• Stated task
Quote word for word the lines below, beginning with the first and ending with the one that has "import * as". Drop the pictures.

------ Available data

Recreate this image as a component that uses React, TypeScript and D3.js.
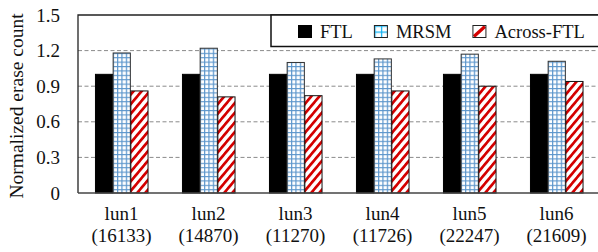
import { useEffect, useRef } from "react";
import * as d3 from "d3";

const categories = ["lun1", "lun2", "lun3", "lun4", "lun5", "lun6"];
const counts = ["16133", "14870", "11270", "11726", "22247", "21609"];
const seriesNames = ["FTL", "MRSM", "Across-FTL"];
const ftlValues = [1.0, 1.0, 1.0, 1.0, 1.0, 1.0];
const mrsmValues = [1.18, 1.22, 1.1, 1.13, 1.17, 1.11];
const acrossValues = [0.86, 0.81, 0.82, 0.86, 0.9, 0.94];
const yTicks = [0, 0.3, 0.6, 0.9, 1.2, 1.5];

const W = 598;
const H = 252;
const FONT = '"Times New Roman", Times, "Liberation Serif", serif';

export default function App() {
  const svgRef = useRef<SVGSVGElement>(null);

  useEffect(() => {
    if (!svgRef.current) return;
    const svg = d3.select(svgRef.current);
    svg.selectAll("*").remove();

    const margin = { top: 15, left: 78, bottom: 59, right: -2 };
    const rows = categories.map((c, i) => ({
      cat: c,
      count: counts[i],
      values: [ftlValues[i], mrsmValues[i], acrossValues[i]],
    }));

    const x0 = d3
      .scaleBand<string>()
      .domain(categories)
      .range([margin.left, W - margin.right])
      .paddingInner(0.39)
      .paddingOuter(0.195);
    const x1 = d3
      .scaleBand<string>()
      .domain(seriesNames)
      .range([0, x0.bandwidth()]);
    const y = d3
      .scaleLinear()
      .domain([0, 1.5])
      .range([H - margin.bottom, margin.top]);

    // 패턴 정의
    const defs = svg.append("defs");
    const grid = defs
      .append("pattern")
      .attr("id", "mrsmGrid")
      .attr("patternUnits", "userSpaceOnUse")
      .attr("width", 4.4)
      .attr("height", 4.4);
    grid.append("rect").attr("width", 4.4).attr("height", 4.4).attr("fill", "#fff");
    grid
      .append("path")
      .attr("d", "M0.6,0V4.4M0,0.6H4.4")
      .attr("stroke", "#5b95cb")
      .attr("stroke-width", 1.2);

    const gridLegend = defs
      .append("pattern")
      .attr("id", "mrsmLegend")
      .attr("patternUnits", "userSpaceOnUse")
      .attr("width", 6.5)
      .attr("height", 6)
      .attr("x", 0.5)
      .attr("y", 0.5);
    gridLegend.append("rect").attr("width", 6.5).attr("height", 6).attr("fill", "#fff");
    gridLegend
      .append("path")
      .attr("d", "M0.6,0V6M0,0.6H6.5")
      .attr("stroke", "#10b0f0")
      .attr("stroke-width", 1.3);

    const hatch = defs
      .append("pattern")
      .attr("id", "acrossHatch")
      .attr("patternUnits", "userSpaceOnUse")
      .attr("width", 6.2)
      .attr("height", 6.2)
      .attr("patternTransform", "rotate(40)");
    hatch.append("rect").attr("width", 6.2).attr("height", 6.2).attr("fill", "#fff");
    hatch
      .append("rect")
      .attr("width", 2.7)
      .attr("height", 6.2)
      .attr("fill", "#d40000");

    const fills = ["#000", "url(#mrsmGrid)", "url(#acrossHatch)"];
    const strokes = ["#000", "#333", "#111"];

    // 그리드선
    svg
      .append("g")
      .selectAll("line")
      .data(yTicks.filter((t) => t > 0 && t < 1.5))
      .enter()
      .append("line")
      .attr("x1", margin.left)
      .attr("x2", W)
      .attr("y1", (d) => y(d))
      .attr("y2", (d) => y(d))
      .attr("stroke", "#8a8a8a")
      .attr("stroke-width", 1)
      .attr("stroke-dasharray", "4,2.5");

    // 막대
    const groups = svg
      .append("g")
      .selectAll("g")
      .data(rows)
      .enter()
      .append("g")
      .attr("transform", (d) => `translate(${x0(d.cat)},0)`);
    groups
      .selectAll("rect")
      .data((d) => d.values.map((v, j) => ({ v, j })))
      .enter()
      .append("rect")
      .attr("x", (d) => (x1(seriesNames[d.j]) ?? 0) + 0.5)
      .attr("y", (d) => y(d.v))
      .attr("width", x1.bandwidth() - 0.5)
      .attr("height", (d) => y(0) - y(d.v))
      .attr("fill", (d) => fills[d.j])
      .attr("stroke", (d) => strokes[d.j])
      .attr("stroke-width", 1);

    // 프레임
    svg
      .append("path")
      .attr("d", `M${W},${margin.top}H${margin.left}V${y(0)}`)
      .attr("fill", "none")
      .attr("stroke", "#222")
      .attr("stroke-width", 1.3);
    svg
      .append("line")
      .attr("x1", margin.left)
      .attr("x2", W)
      .attr("y1", y(0))
      .attr("y2", y(0))
      .attr("stroke", "#444")
      .attr("stroke-width", 1.6);

    // y축
    const yAxis = d3
      .axisLeft(y)
      .tickValues(yTicks)
      .tickSize(0)
      .tickPadding(18)
      .tickFormat((d) => (+d === 0 ? "0" : d3.format(".1f")(+d)));
    const ya = svg
      .append("g")
      .attr("transform", `translate(${margin.left},0)`)
      .call(yAxis);
    ya.select(".domain").remove();
    ya.attr("font-family", FONT).attr("font-size", 19);
    ya.selectAll("text")
      .style("font-family", FONT)
      .style("font-size", "19px")
      .attr("fill", "#111");

    svg
      .append("text")
      .attr("transform", `translate(23,${(12 + 200) / 2}) rotate(-90)`)
      .attr("text-anchor", "middle")
      .style("font-family", FONT)
      .style("font-size", "19.5px")
      .attr("fill", "#111")
      .text("Normalized erase count");

    // x축 라벨
    const labels = svg.append("g");
    labels
      .selectAll("text.cat")
      .data(rows)
      .enter()
      .append("text")
      .attr("class", "cat")
      .attr("x", (d) => (x0(d.cat) ?? 0) + x0.bandwidth() / 2)
      .attr("y", 220)
      .attr("text-anchor", "middle")
      .style("font-family", FONT)
      .style("font-size", "19px")
      .attr("fill", "#111")
      .text((d) => d.cat);
    labels
      .selectAll("text.cnt")
      .data(rows)
      .enter()
      .append("text")
      .attr("class", "cnt")
      .attr("x", (d) => (x0(d.cat) ?? 0) + x0.bandwidth() / 2)
      .attr("y", 242)
      .attr("text-anchor", "middle")
      .style("font-family", FONT)
      .style("font-size", "19px")
      .attr("fill", "#111")
      .text((d) => `(${d.count})`);

    // 범례
    const legend = svg.append("g");
    legend
      .append("rect")
      .attr("x", 271)
      .attr("y", margin.top)
      .attr("width", W + 5 - 271)
      .attr("height", 31.5)
      .attr("fill", "#fff")
      .attr("stroke", "#111")
      .attr("stroke-width", 1.5);
    let lx = 298;
    seriesNames.forEach((name, j) => {
      const item = legend.append("g").attr("transform", `translate(${lx},25)`);
      if (j === 0) {
        item.append("rect").attr("width", 14).attr("height", 13).attr("fill", "#000");
      } else if (j === 1) {
        item
          .append("rect")
          .attr("x", 0.5)
          .attr("y", 0.5)
          .attr("width", 13)
          .attr("height", 12)
          .attr("fill", "url(#mrsmLegend)")
          .attr("stroke", "#222")
          .attr("stroke-width", 1);
      } else {
        item
          .append("rect")
          .attr("x", 0.5)
          .attr("y", 0.5)
          .attr("width", 13)
          .attr("height", 12)
          .attr("fill", "#fff");
        item
          .append("line")
          .attr("x1", 1.5)
          .attr("y1", 11.5)
          .attr("x2", 12.5)
          .attr("y2", 1.5)
          .attr("stroke", "#d40000")
          .attr("stroke-width", 3.2);
        item
          .append("rect")
          .attr("x", 0.5)
          .attr("y", 0.5)
          .attr("width", 13)
          .attr("height", 12)
          .attr("fill", "none")
          .attr("stroke", "#222")
          .attr("stroke-width", 1);
      }
      const t = item
        .append("text")
        .attr("x", 22)
        .attr("y", 12.8)
        .style("font-family", FONT)
        .style("font-size", "18.5px")
        .attr("fill", "#111")
        .text(name);
      const tw = (t.node() as SVGTextElement).getComputedTextLength();
      lx += 22 + tw + 21;
    });
  }, []);

  return (
    <svg
      ref={svgRef}
      width={W}
      height={H}
      style={{ position: "absolute", left: 0, top: 0, background: "#fff" }}
    />
  );
}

------------

• Answer for this exercise
Recreate this image as a component that uses React, TypeScript and D3.js.
import { useEffect, useRef } from "react";
import * as d3 from "d3";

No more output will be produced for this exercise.